KPS offers two fee/carry options

Most investors will opt for the option that reduces management fees in exchange for higher carried interest payouts to GPs, according to one LP.

KPS is offering investors in its Special Situations Fund IV, which is targeting $3 billion for control investments in distressed or underperforming manufacturing businesses in the US and Europe, two options for management fee and carry terms.

According to New Jersey State Investment Council documents the first option calls for a 1.75 percent management fee with 25 percent carry, which mirrors the terms of KPS III; the second option offers a 1 percent management fee with a 30 percent carry. 

New Jersey, which opted for the latter, approved a $200 million commitment to Fund IV. The commitment will be finalized pending legal due diligence. 

Higher carry dollars further incentivize the manager to perform to the best of their ability and not to become as dependent on management fees

“From a risk/reward perspective the amount of management fees saved outweighs the potential increased carry paid in even the best return scenarios,” according to memorandum from Division of Investment director Tim Walsh. “Higher carry dollars further incentivize the manager to perform to the best of their ability and not to become as dependent on management fees.”

The memorandum goes on to mention that KPS had indicated it expects most limited partners to opt for the 1 percent fee/30 percent carry structure, as it poses a better alignment of interest for LPs. 

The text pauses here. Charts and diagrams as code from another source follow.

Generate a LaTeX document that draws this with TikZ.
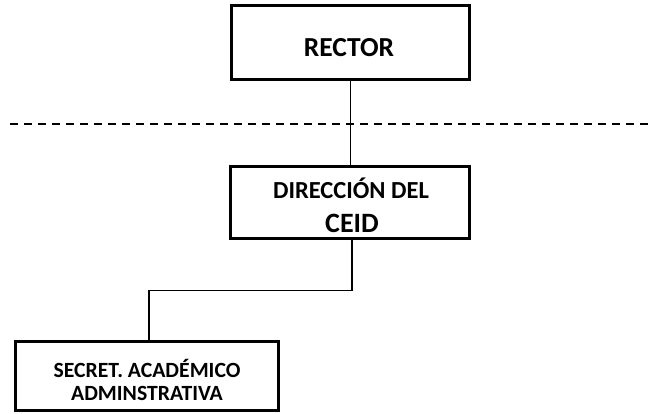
\documentclass[tikz,border=0pt]{standalone}
\usepackage{fontspec}
\setmainfont{Carlito}
\begin{document}
\begin{tikzpicture}[x=1pt,y=-1pt,
  box/.style={draw, line width=3pt, inner sep=0pt},
  lbl/.style={anchor=base, inner sep=0pt, font=\bfseries},
  conn/.style={line width=1.4pt},
  sep/.style={line width=1.8pt, dash pattern=on 7.5pt off 6.5pt}]
\useasboundingbox (0,0) rectangle (653,413);
% boxes
\node[box, minimum width=238pt, minimum height=74pt] (rector) at (350.5,42.5) {};
\node[box, minimum width=239pt, minimum height=72pt] (dir) at (350,202.5) {};
\node[box, minimum width=263pt, minimum height=69pt] (sec) at (147,376) {};
% texts
\node[lbl, font=\bfseries\fontsize{27.5}{32}\selectfont] (rectorT) at (349,56) {RECTOR};
\node[lbl, font=\bfseries\fontsize{24.5}{28}\selectfont] (dirT1) at (351,198.5) {DIRECCIÓN DEL};
\node[lbl, font=\bfseries\fontsize{28}{32}\selectfont] (dirT2) at (352,232) {CEID};
\node[lbl, font=\bfseries\fontsize{21.7}{26}\selectfont] (secT1) at (147,377) {SECRET. ACADÉMICO};
\node[lbl, font=\bfseries\fontsize{21.7}{26}\selectfont] (secT2) at (147,400.5) {ADMINSTRATIVA};
% dashed separator
\coordinate (dl) at (10,124.3);
\coordinate (dr) at (648,124.3);
\draw[sep] (dl) -- (dr);
% connectors
\draw[conn] (rector.south) -- (rector.south |- dir.north);
\coordinate (dsrc) at ([xshift=2pt]dir.south);
\coordinate (sdst) at ([xshift=2pt]sec.north);
\draw[conn] (dsrc) -- ++(0,50.5) -| (sdst);
\end{tikzpicture}
\end{document}
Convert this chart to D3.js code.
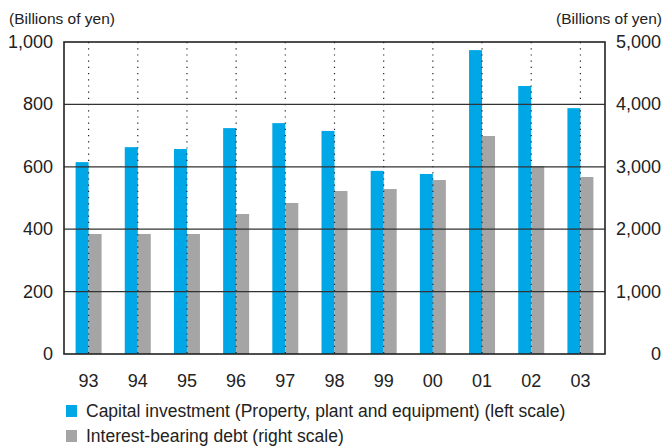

KPS is not the only private equity firm to offer investors a menu of options on carry and fees. 

Bain Capital
 is offering three classes of fees in its latest offering Fund XI: Class A will get 1.5 percent management fee and 20 percent carried interest with a 7 percent preferred return; Class B gets a 1 percent management fee, 30 percent carry with a 7 percent preferred return; and Class C offers a 0.5 percent management fee, 30 percent carry and no preferred return.